Harmonics are played every time you pluck a note. Most of the time, however, you do not hear them. What you hear is the fundamental (sometimes called the first harmonic). The fundamental is the loudest sound produced, but it is accompanied by several harmonics. “Playing harmonics” on guitar is actually playing “artificial harmonics.” Basically, it is a way of eliminating the fundamental and the other overtones. It produces a nice effect that many guitarists like to use. There are several ways to play these.
Open-string harmonics are sometimes referred to as natural harmonics. To play open-string harmonics, you can place your finger lightly on the string in the places shown in the diagram below. Do not press the string down. It should not touch anything but your finger. By doing this, you will play the note shown in the diagram over the given area.
Playing fretted harmonics can be hard at times. This requires the fretting of a note, plus a “soft touch” on a string which is exactly 12 frets above the note you are fretting. In addition to this you must still pluck the string. To do all three of these tasks at once, you must combine the tasks of the “soft touch” and the plucking of the string. There are 2 techniques of doing this.
Technique 1: Artificial Harmonics
Although all harmonics that you play are actually artificial harmonics, this technique is commonly referred to as playing an artificial harmonic. This technique requires that you “soft touch” with your index finger and then pluck with your pinky finger or a pick held in the other fingers. The other technique is playing a pinched harmonic which is more difficult to learn but will allow you to play fretted harmonics more quickly once it is mastered.
Technique 2: Pinched Harmonics
This is a difficult technique to master. Consistent playing of pinched harmonics require that you use a modified picking technique along with a steady and accurate picking hand. The first thing that you must master is how to hold the pick and pluck the string. You hold the pick by having the pick barely clear the bottom of your thumb. The key is to pluck the string with the pick but have the thumb immediately hit it to produce the harmonic. This pick and thumb should hit the string almost simultaneously.

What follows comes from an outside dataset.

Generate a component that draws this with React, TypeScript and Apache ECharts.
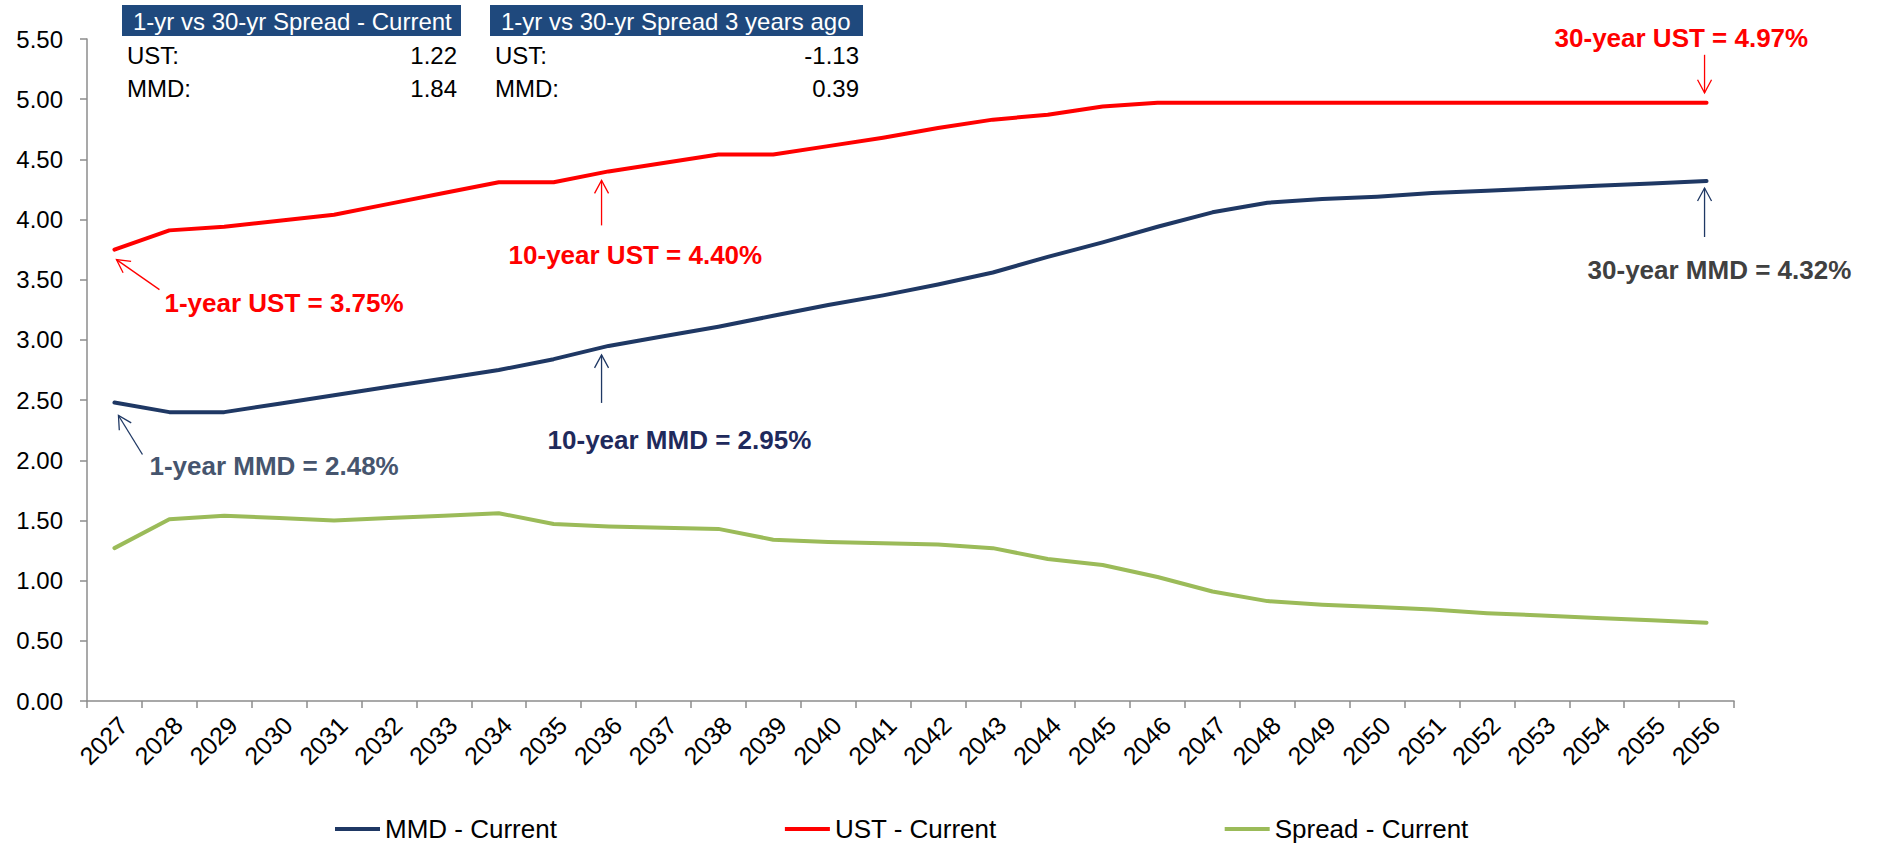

You must also know where to pluck the string. If you do not hit the “sweet spot” on the string it will sound like a muffled note. The ideal place to pluck depends on where your thumb produces the harmonic. Your thumb should hit the string half way between the bridge and the the fret that you are playing on. So when you play on different frets, you must also pluck in different places. This makes it a little harder to play.
Note: There are other sweet spots as well. The sweet spots are proportional to the length of the string. When you play open-string harmonics, there are several places that produce harmonics. These are the “sweet spots” for a full length string (open string). When you fret a note, all the “sweet spots” stay in proportion to the string length, which is the length from the fret you are playing to the bridge. Therefore, several “sweet spots” exist for both open-string and fretted harmonics. The one thing to remember is that they are not all one octave higher so hitting alternate “sweet spots” will play a different note.
The Physics of Harmonics
Did you ever wonder why a harmonic is produced? It’s quite simple actually. It is a matter of string length. When you use your finger to produce a harmonic, you modify how the string vibrates. When playing open string harmonics, you split the string into halves, thirds, fourths, fifths, and sixths. So playing the harmonics at the 12th fret split the string in half. Playing at the 7th or 19th fret split the string into thirds, and so on. You will also notice that playing harmonics at the 7th or 19th fret are exactly the same notes. You can also split the guitar into fourths at the 5th fret or the 24th fret (or where the 24th fret would be if you don’t have that many frets). Once again, harmonics at the 5th and 24th frets produce the exact same notes. Notice that the 12th fret isn’t included because that splits the string into halves (larger subsections of the string).
|Normal Note’s Waveform|
|Same note one octave higher (harmonic
dividing by one-half)
|Harmonic dividing wavelength by one-third|
So how does it work? Your finger acts as a pivot point for the string by forcing the string to vibrate in halves, thirds, fourths, etc. This cuts the wavelength in half, thirds, fourths, etc. Wavelength determines what the frequency of a note is, and frequency determines what note you are playing. Did you ever hear someone say to tune to A at 440? The 440 represents the frequency of the A note at the 1st string at the 5th fret. If you double that frequency, you will play an A that is an octave higher. This also cuts the wavelength in half. You might be able to see the relationship between frequency and wavelength. Frequency is inversely proportional to wavelength. This basically means that wavelength = 1 / frequency. In other words cutting wavelength in half with double the frequency, and cutting the wavelength into 1/3 will triple the frequency.
So why do all my strings make different sounds even though they are the same length? This occurs due to the tension on the string. Basically the tension of the string modifies how the string vibrates so that it has a different frequency. When you adjust the tension, you also change the diameter of the string. Stretching or tightening the string makes the diameter smaller.